When the day came, he went before the Ascertainers, a kind of court with several humans sitting on high chairs to hear what was said. These, he was told, were members of the Court of Appeals of the Towers. Judges, he thought. His Superior, the lady Kesseret, was there. She appeared little worse for her experience, though Ilze knew he looked like shit. Bruised, uncombed. They had not let him put his hair in braids, and it hung about his face like tangled rope. The Talkers were there, both the ones who questioned him and others he had not seen before. Old ones. With silvered feathers.
It was one of these who asked for the Accusation.
“Ilze, senior of the Tower of Baristown, is accused of heresy; of conspiracy to aid and comfort the Rivermen; of sheltering a Riverman spy in the Tower. He is accused of erroneous beliefs. He was led astray by lust. It may be he is essentially orthodox.” The humans on the bench accused him. He did not believe it.
He was given no chance to answer these charges. The silver-feathered ones merely nodded as they turned to the human people on the high chairs, and one of these said clearly, not looking at either Ilze or the lady Kesseret as he spoke, “We will allow the Uplifted Ones to be present as Ilze is examined by the Ascertainers.”
The Talkers left. Ilze stood in the room alone with Lady Kesseret, he in the cage they had put him in, she behind the railing that separated him from the others.
“Poor Ilze,” she said. “If you can withstand it, they will let you atone.” There was a strangeness in her voice that he could not identify. Only her words were sympathetic.
She went away then, saying nothing more. In the days of pain that followed, he remembered her words.
They threatened him repeatedly with the Tears of Viranel. He defied them. “Give them to me. I don’t care anymore. I might as well be dead.” They did things to him, things he had in the past done to others to shame and humiliate them. Ilze, however, felt no shame, only a slow, burning fury. He knew too well their purposes, but he learned his resolution and understanding could be weakened by pain. When they hurt his body, it insisted upon healing itself so they could hurt it again. When he tried to starve himself out of fury at them and to deprive them of their obvious pleasure in his pain, they fed him by force. They would not let him kill himself. And through it all the veiled watcher stood, listening, peering, silent except for the sound of millstones.
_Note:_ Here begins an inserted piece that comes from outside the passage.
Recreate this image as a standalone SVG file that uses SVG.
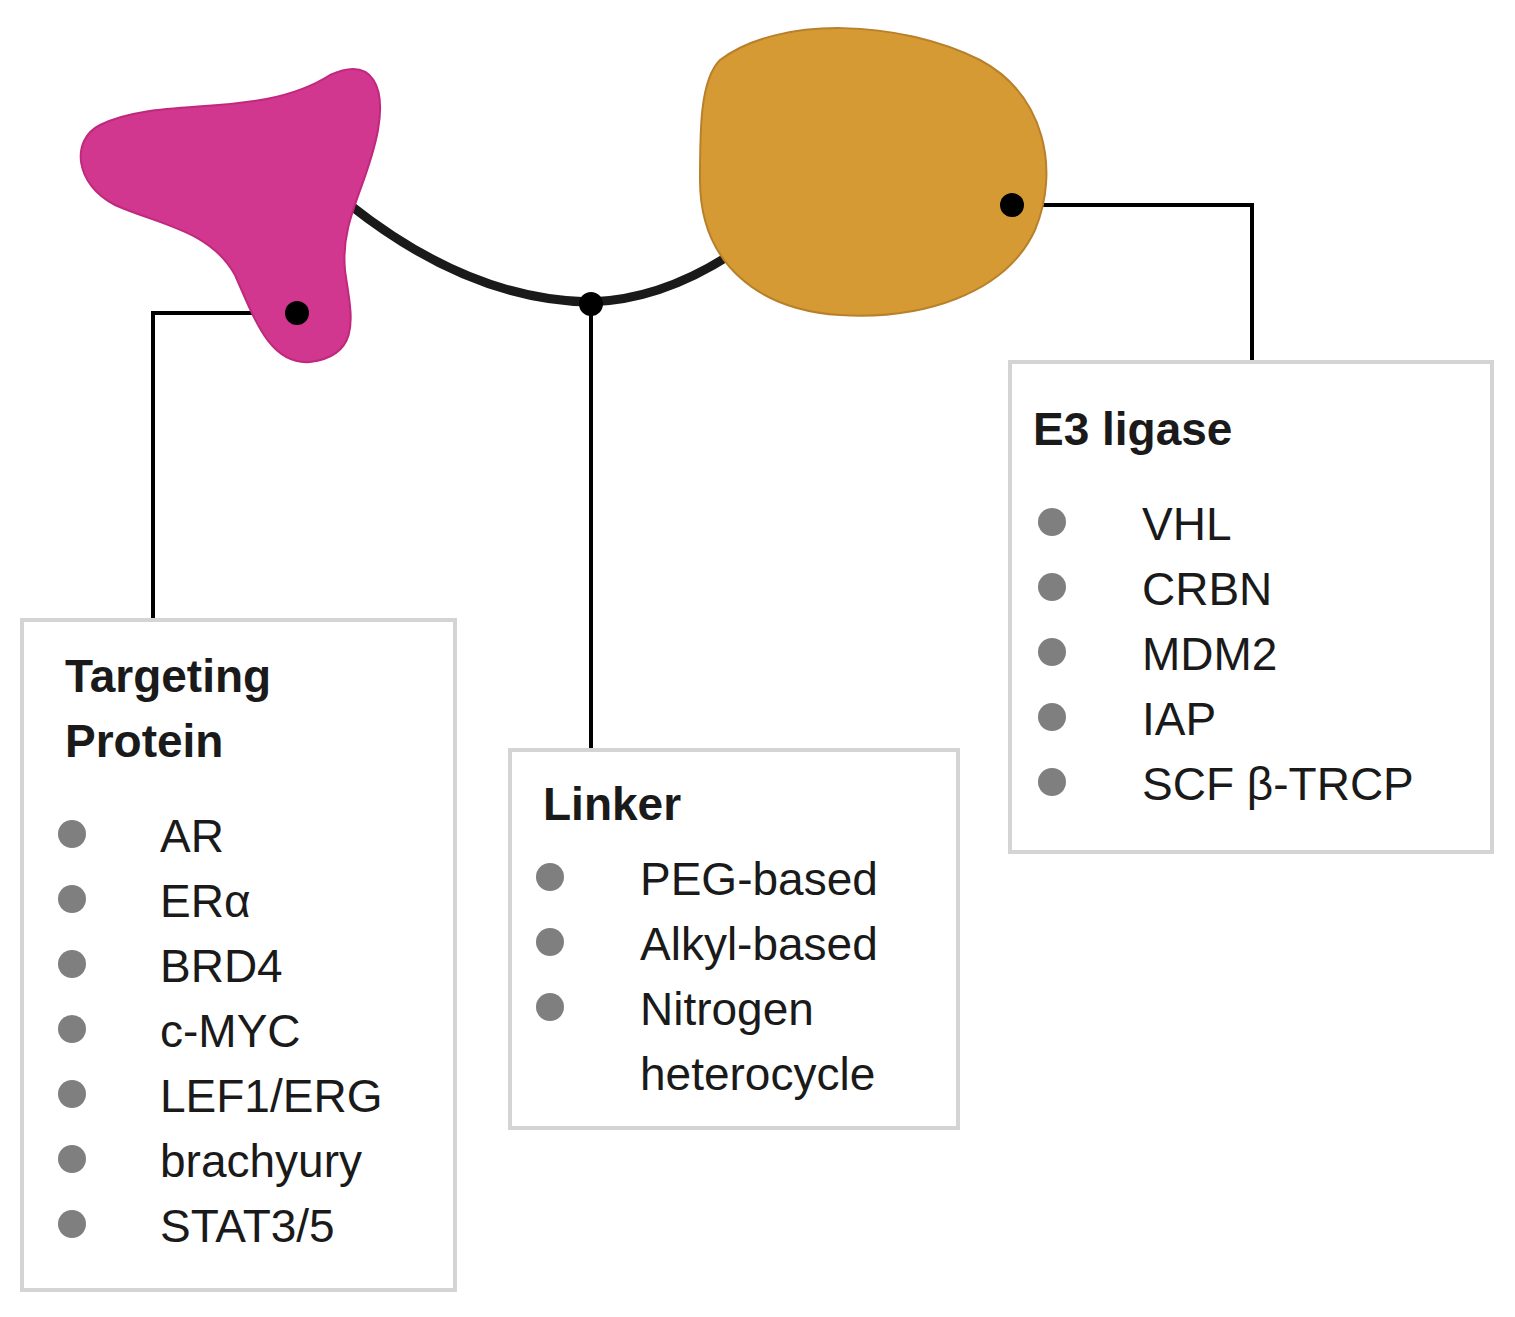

And yet, even throughout it all, he knew they were not hurting him as much as they could. It was as though they did not really want to break him. As though they were playing with him. Waiting.
Finally he demanded they give him the Tears of Viranel in order to prove he was telling the truth.
The Talker was amused.
“Accused, if these Ascertainers gave you the Tears, all you would tell them would be the truth. Then we would eat you. A temporary pleasure which would not advance our cause.”
“Oh, by the lost love of Potipur, isn’t the truth what you want! Isn’t that what you’ve been putting me through this pain for, to get the truth!”
“Oh, no, accused. If we wanted only the truth, we would have given you the Tears long since.”
The winter wore on. He was moved to a cell below. Gradually, through the pain and his own anger, he realized what they wanted. Something to confirm their suspicion. Something to save them embarrassment before the Chancery officials. Something to justify their opinions. Not merely whatever it was Ilze did or did not know, but something more. Not the truth that he had, but some future verity, something they could build upon to make themselves secure. It came to him slowly, through the agony of their knives and pinchers. It came to him slowly, and clever as he was in the ways of submission, he did not realize they had led him there.